Christian universities have a solution to “Yes means Yes”

Christian virtue ethics is the missing link for proper sexual relations.

Logan Zeppieri, Opinions Editor

This story was originally published in print on Nov. 1, 2018.

Though there is not much evidence to support the claim, it is often assumed that college campuses are ground zero for sexual assault. What lends legitimacy to this claim is that colleges do sit at the intersection of dangerous crossroads: inexperienced youth, free flowing of alcohol and the universities’ reliance upon their own judgement instead of appealing to legal action.

The common approach to combating sexual assault has been to reinforce the motto “Yes means Yes”. However, in light of the #MeToo Movement, the Harvey Weinstein case and a plethora of other prominent examples of sexual assault, one can persuasively argue that verbal consent is insufficient. Something more than consent is required. According to a recent study by professors at Redeemer University College and Harvard University, evangelical campuses seem to fare better than secular campuses, and much of it has to do with how Christians value restraint over consent.


When California drafted the first version of “Yes means Yes,” it had a clause which established verbal consent as the minimum requirement for sex. However, the bill received massive pushback on two fronts: intrusiveness and effectiveness.

The argument from intrusiveness is most forcefully made when trying to interpret the extent of active verbal consent. Despite producing a legal nightmare, the legal requirement of continuous verbal consent during sex is unprecedented in its intrusiveness.

The argument from effectiveness is simply an argument that sex often happens behind closed doors. Sadly, if people are willing to lie about sexual assault, what prevents them from lying about consent during sex? What does verbal consent actually provide as an additional form of protection? Unless we are willing to accept that convicting innocent people and overturning our concept of justice are necessary costs for progress—as Ezra Klein, editor and co-founder of Vox, suggested—there seems no way to produce enough evidence to convict sexual assault based on verbal consent.

California eventually modified the Assembly Bill, eventually signed into law as Senate Bill 967, to define consent as “affirmative, conscious, and voluntary agreement to engage in sexual activity.” No verbal agreement, simply a clear and conscious agreement—a murky standard at best.


According to a recent article by Christianity Today, the aforementioned study “suggest[s] that the most significant disparities between Christian and public or private institutions correspond to the biblical convictions at the core of the community, from shared morality to their approach to gender roles.”

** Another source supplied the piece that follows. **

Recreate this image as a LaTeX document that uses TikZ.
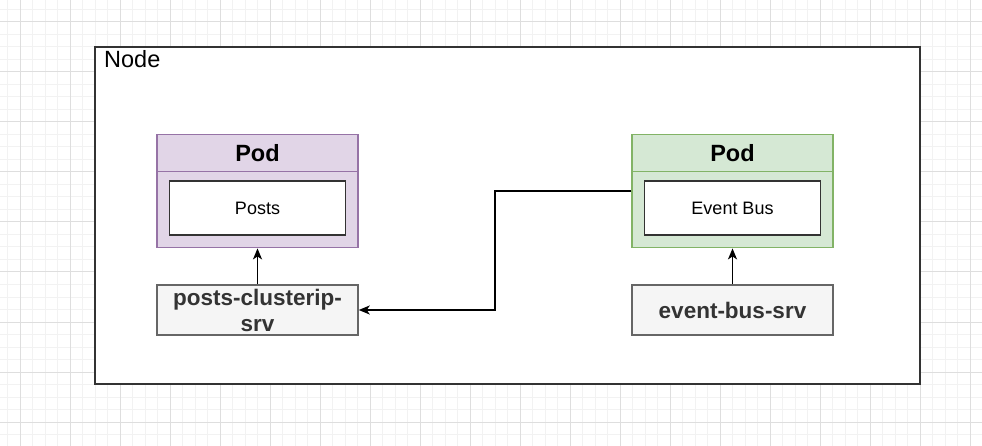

This has been referred to as the “moral communities thesis” and suggests that men and women in these communities internalize and act according to criteria that is part of their faith’s traditions and teachings, resulting in reduced cases of sexual assault.

These internalized criteria are, to put more plainly, habits of virtue for proper sexual conduct.


The debate, however, seems to revolve around two radically different conceptions of sexual ethics. At one end, the secular proposal is a form of sexual minimalism, or thinness concerning sexual morality. These theories search for principles that require the minimum level of commitments necessary for the most broad social acceptance—for example “Yes means Yes.” However, these extremely broad principles fail both to provide a clear understanding of sexual ethics while also failing to provide clear protection from sexual assault.

To the contrary, Christian virtue ethics requires a much deeper, or thicker, moral requirement. As C.S. Lewis mentioned, “When two people achieve enduring happiness, this is not solely because they are great lovers but because they are also—I must put it crudely—good people; controlled, loyal, fair-minded, mutually adaptable people.” Christian virtue ethics argues that sex is to be engaged in not only under certain conditions but also as a proper expression of moral virtue. We must be good people.

Despite the motivation to adopt a “thin” view of ethics and its initially wide social appeal, a thin view of ethics does not deliver what everyone desires in our most intimate relations—love, faithfulness, self-control and goodness. As G.K. Chesterton once wrote, “In so far as religion is gone, reason is going.” When it comes to sexual ethics, in so far as virtue is gone, respect for sex is going.

This is not an argument that Christian universities such as Biola are perfect, but that Christian universities are on the right track. We must stop pretending that sexual consent is the whole picture of sexual ethics. If we want progress in sexual ethics, we must return to a more complete version of sexual morality—a Christian virtue ethics that focuses on moral formation and not mere consent.

The answer to the disaster of “Yes means Yes” is cultivating moral virtue.